What this task involves
Return the material exactly, first line through the line containing "v in y_ticks]", and nothing more. Pictures stay out.

— start of Collected material —

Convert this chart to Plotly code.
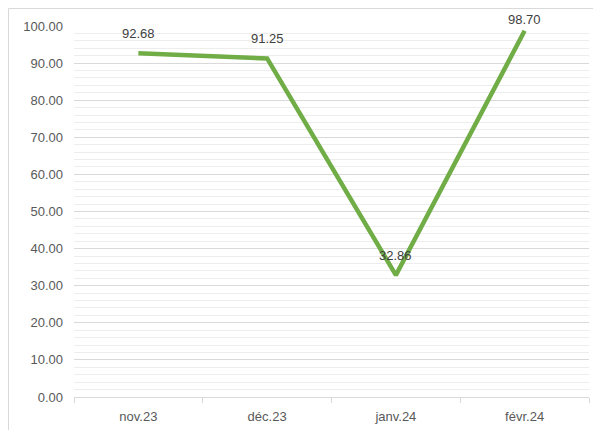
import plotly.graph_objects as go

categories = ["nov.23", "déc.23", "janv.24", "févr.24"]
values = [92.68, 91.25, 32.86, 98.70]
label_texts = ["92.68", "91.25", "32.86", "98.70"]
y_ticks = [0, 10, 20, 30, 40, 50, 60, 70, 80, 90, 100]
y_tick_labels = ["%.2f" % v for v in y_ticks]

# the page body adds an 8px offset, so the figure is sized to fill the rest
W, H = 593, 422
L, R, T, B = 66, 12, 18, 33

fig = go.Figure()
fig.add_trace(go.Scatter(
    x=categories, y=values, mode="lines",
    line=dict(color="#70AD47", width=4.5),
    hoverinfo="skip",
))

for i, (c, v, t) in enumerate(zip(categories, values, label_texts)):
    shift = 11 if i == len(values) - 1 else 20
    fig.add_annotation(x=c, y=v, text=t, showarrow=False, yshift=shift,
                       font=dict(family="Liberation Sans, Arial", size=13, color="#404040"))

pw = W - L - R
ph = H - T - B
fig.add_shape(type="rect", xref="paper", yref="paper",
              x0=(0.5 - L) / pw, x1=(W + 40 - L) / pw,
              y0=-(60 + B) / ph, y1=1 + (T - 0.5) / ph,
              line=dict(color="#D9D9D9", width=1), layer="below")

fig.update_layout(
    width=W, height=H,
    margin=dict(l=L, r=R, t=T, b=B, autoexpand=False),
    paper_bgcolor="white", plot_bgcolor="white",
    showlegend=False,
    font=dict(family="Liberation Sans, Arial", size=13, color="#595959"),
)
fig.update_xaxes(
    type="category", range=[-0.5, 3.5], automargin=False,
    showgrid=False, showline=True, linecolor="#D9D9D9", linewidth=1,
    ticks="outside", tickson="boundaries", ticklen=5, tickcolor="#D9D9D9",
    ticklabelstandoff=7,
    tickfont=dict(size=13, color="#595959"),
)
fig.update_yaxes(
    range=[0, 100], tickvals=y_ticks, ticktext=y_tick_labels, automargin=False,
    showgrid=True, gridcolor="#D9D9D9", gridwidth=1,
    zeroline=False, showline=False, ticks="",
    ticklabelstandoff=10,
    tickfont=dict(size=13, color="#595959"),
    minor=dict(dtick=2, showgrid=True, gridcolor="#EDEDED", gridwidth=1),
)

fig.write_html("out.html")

— end of Collected material —

Response to the task
Convert this chart to Plotly code.
import plotly.graph_objects as go

categories = ["nov.23", "déc.23", "janv.24", "févr.24"]
values = [92.68, 91.25, 32.86, 98.70]
label_texts = ["92.68", "91.25", "32.86", "98.70"]
y_ticks = [0, 10, 20, 30, 40, 50, 60, 70, 80, 90, 100]
y_tick_labels = ["%.2f" % v for v in y_ticks]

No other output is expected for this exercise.